Calling the motorcycle chase scene an oded to McQueen’s ego is hilariously ridiculous. Who doesn’t feel that this is the most exciting and dramatic scene in the entire movie. Yes, it is pure Hollywood and adds nothing to the historic nature of the escape, but after seeingmoist everyone being captured, it provides that wonderful feel of “JUST MAYBE SOMEONE IS GOING TO MAKE IT!” You are heart broken when he is balled up in the barbed wire, but uplifted again when he remains unbroken back in the cooler, loudly bouncing that worn out baseball on the concrete walls. You know he is going to get home eventually.
It is a perfect movie and flawless. Not only is it first class entertainment, but it accurately portrays a historical event from WWII. It was a meaningless event, but the key is in the fighting spirit and refusal to give up, in the warriors who took part in digging the tunnels and escaping.
One of my Top Ten movies of all time. The music theme (by Elmer Bernstein I believe) still bounces around in my head occasionally.
I don't think so. As best I can muster...Though, they are different I don't recall the Great Escape theme being whistled like the Bridge tune. You might be right.
Charles Bronson - Danny the Tunnel King - actually had severe claustrophobia from his days as a kid working in the mines in Pennsylvania. His family was Lithuanian. He spoke four languages.
He was great in the “Twilight Zone” episode, “Two”. Also worth watching to see a young, hot Elizabeth Montgomery.
I like the film, always have. Never saw it as “fact”, always viewed it as entertainment. Nothing wrong with that.
But too many people don’t make that distinction. But I had read “Escape From Colditz” when I was 13, so I at least had some reality based knowledge to bounce off against it. (That is a remarkable story as well-they actually build a glider in a hidden attic to escape with, though it was never used)
As for escaping, I loved the story of Bob Hoover, who escaped from Stalag 1, made his way to an airfield, and stole a FW-190 which he flew as far as he could (wondering when an Allied fighter was going to blow him out of the sky!) until ditching it in a field in the Netherlands, and was saved by some British soldiers before the Dutch farmers could do him in, thinking he was a Nazi pilot!)
As for the “much whistled tune” I never did like the use of it in “The Great Escape”. It introduced a light-hearted aspect to the movie I never thought fit. (I think it was the fun, happy, upbeat tune they played every time they marched him off to solitary)
Just a few years ago, when they came out with the movie “The Monuments Men”, what had been a very slight irritation watching “The Great Escape” turned into a bitter anti-Hollywood BS that persists with me today.
I had read the book “The Monuments Men”, and I loved it.
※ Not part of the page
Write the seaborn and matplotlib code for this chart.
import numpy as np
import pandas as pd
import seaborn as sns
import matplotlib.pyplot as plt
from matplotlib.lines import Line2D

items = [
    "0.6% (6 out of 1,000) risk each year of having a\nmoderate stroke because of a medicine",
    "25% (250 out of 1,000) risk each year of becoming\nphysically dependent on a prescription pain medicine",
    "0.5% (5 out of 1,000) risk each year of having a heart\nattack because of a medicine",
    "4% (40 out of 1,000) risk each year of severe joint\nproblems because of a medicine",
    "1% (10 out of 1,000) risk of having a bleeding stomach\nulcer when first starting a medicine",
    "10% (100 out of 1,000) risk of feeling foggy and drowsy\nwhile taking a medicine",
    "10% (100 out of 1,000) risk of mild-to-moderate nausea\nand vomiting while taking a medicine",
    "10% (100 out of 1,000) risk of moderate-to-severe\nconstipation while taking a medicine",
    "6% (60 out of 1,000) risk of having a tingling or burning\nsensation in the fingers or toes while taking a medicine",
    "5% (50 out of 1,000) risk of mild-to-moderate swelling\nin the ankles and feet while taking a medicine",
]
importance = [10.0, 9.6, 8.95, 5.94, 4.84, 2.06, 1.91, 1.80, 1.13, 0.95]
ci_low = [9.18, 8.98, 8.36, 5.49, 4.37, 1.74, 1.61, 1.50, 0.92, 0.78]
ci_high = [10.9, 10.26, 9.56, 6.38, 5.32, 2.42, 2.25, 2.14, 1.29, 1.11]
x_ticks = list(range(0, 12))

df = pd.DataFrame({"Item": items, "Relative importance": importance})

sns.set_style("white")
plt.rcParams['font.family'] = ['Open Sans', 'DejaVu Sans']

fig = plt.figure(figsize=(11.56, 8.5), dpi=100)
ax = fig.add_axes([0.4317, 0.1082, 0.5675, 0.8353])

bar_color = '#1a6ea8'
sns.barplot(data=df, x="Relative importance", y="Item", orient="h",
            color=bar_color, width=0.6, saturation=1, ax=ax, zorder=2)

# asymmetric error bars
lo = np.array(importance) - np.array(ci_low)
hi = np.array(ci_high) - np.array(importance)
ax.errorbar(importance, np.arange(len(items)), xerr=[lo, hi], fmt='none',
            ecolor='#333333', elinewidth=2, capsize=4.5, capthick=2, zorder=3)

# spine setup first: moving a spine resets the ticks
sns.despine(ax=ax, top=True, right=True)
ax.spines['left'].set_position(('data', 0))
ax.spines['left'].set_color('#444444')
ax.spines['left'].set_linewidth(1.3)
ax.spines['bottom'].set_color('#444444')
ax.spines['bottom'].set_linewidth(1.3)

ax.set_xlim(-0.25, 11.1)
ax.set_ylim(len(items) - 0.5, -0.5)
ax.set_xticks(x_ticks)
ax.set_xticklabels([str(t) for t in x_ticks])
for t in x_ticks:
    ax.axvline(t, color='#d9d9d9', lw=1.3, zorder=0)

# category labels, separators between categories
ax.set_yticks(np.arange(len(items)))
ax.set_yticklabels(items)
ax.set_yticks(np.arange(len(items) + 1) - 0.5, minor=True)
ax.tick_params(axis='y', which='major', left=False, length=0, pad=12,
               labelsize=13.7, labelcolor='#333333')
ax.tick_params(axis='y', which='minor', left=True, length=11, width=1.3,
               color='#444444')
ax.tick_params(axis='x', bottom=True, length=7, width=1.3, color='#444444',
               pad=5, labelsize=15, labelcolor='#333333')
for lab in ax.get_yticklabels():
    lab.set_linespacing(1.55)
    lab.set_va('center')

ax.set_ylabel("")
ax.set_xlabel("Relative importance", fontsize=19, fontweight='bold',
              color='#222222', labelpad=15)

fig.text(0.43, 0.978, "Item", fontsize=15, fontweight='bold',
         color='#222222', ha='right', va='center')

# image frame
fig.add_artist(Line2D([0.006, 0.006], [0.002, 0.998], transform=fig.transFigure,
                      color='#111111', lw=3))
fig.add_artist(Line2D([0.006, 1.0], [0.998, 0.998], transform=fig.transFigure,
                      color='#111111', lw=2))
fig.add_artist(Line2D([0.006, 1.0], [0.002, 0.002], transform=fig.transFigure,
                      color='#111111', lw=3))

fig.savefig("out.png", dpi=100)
Great book. And when I heard they were going to make a movie on it, I did a fist pump! But boy, when it came out, what a piece of crap. All the Lefty movie stars making their appearances, and they put that same whimsical music in it that completely made it an un-serious movie.
That could have been a stellar movie, bringing to millions a story that hadn’t received much attention, but they made a silly, cartoonish abortion out of it, using it to serve as a vehicle for the likes of George Clooney.
I detest that movie!
Escape From Sobibor, with Alan Arkin, is also a good movie. It also adhered rather closely with reality.